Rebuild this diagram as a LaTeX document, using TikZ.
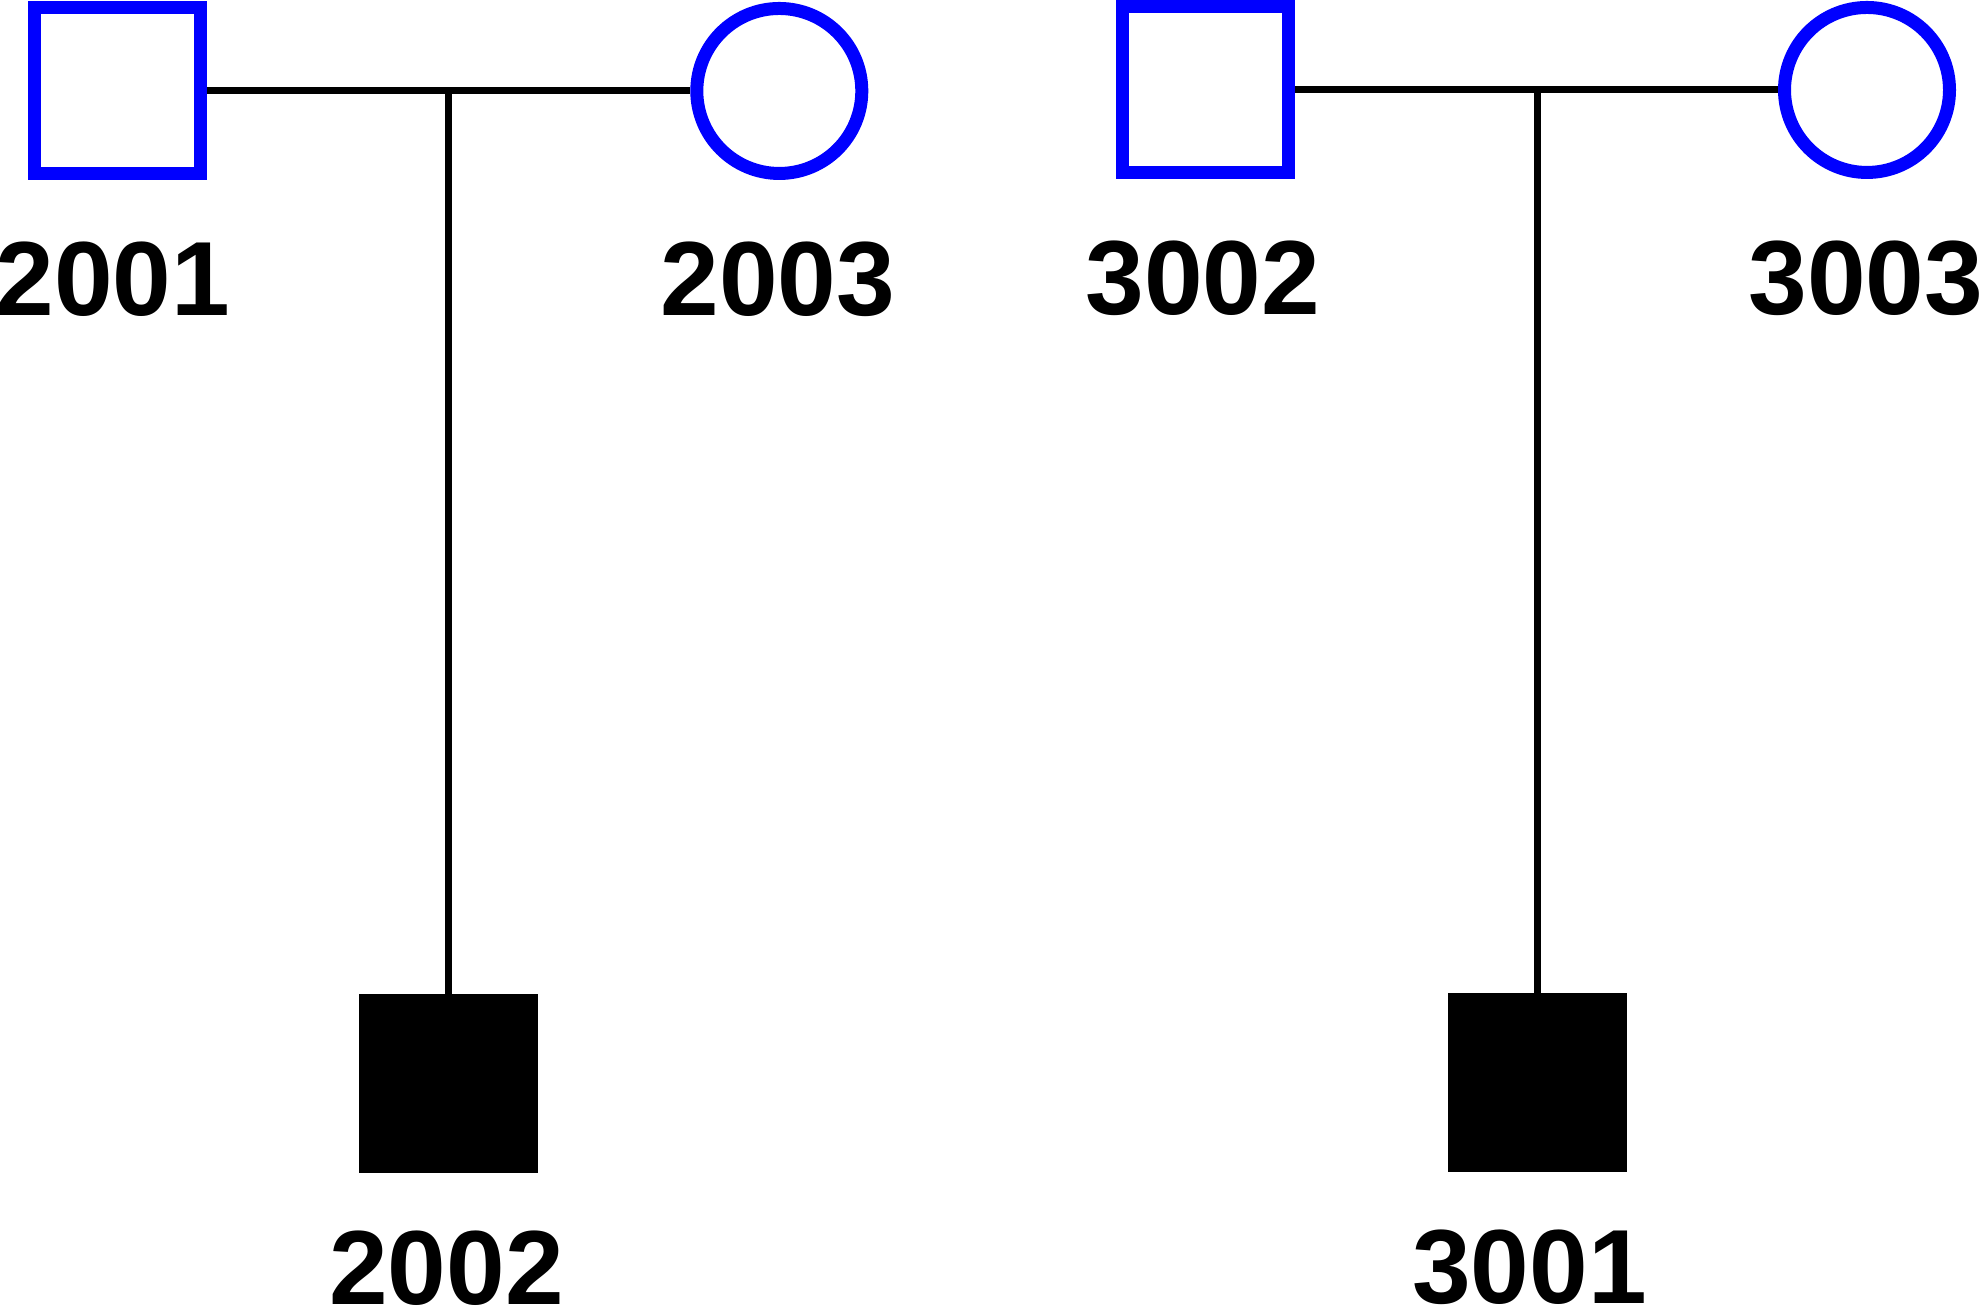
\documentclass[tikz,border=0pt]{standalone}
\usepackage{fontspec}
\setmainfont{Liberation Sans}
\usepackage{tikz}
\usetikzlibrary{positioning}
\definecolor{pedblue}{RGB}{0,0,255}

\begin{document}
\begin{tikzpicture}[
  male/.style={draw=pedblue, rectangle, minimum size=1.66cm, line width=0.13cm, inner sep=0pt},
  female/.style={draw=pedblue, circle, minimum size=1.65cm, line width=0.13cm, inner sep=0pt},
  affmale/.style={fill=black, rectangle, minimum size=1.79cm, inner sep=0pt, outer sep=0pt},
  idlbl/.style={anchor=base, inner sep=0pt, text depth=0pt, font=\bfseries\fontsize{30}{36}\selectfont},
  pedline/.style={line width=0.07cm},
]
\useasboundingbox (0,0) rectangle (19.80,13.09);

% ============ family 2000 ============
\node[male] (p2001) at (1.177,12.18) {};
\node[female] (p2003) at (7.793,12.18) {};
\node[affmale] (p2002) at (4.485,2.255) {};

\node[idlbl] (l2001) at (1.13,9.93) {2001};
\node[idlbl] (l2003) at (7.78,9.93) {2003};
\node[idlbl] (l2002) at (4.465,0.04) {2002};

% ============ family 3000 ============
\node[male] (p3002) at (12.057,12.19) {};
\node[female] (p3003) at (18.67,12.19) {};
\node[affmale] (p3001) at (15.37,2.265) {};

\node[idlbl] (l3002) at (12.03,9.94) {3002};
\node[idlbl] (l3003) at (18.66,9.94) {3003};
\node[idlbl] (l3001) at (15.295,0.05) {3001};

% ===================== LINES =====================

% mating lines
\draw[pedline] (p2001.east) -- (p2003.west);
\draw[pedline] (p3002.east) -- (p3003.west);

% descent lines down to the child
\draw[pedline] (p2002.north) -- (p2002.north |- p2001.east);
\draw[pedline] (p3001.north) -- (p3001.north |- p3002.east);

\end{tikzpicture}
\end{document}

++++++++++++++++++++

▸ **Aim of the exercise**
Emit the lines of the material exactly, from its first line to the line containing "(0,0) rectangle (19.80,13.09);", inclusive; leave every picture out.

▸ **Reply to the exercise**
Rebuild this diagram as a LaTeX document, using TikZ.
\documentclass[tikz,border=0pt]{standalone}
\usepackage{fontspec}
\setmainfont{Liberation Sans}
\usepackage{tikz}
\usetikzlibrary{positioning}
\definecolor{pedblue}{RGB}{0,0,255}

\begin{document}
\begin{tikzpicture}[
  male/.style={draw=pedblue, rectangle, minimum size=1.66cm, line width=0.13cm, inner sep=0pt},
  female/.style={draw=pedblue, circle, minimum size=1.65cm, line width=0.13cm, inner sep=0pt},
  affmale/.style={fill=black, rectangle, minimum size=1.79cm, inner sep=0pt, outer sep=0pt},
  idlbl/.style={anchor=base, inner sep=0pt, text depth=0pt, font=\bfseries\fontsize{30}{36}\selectfont},
  pedline/.style={line width=0.07cm},
]
\useasboundingbox (0,0) rectangle (19.80,13.09);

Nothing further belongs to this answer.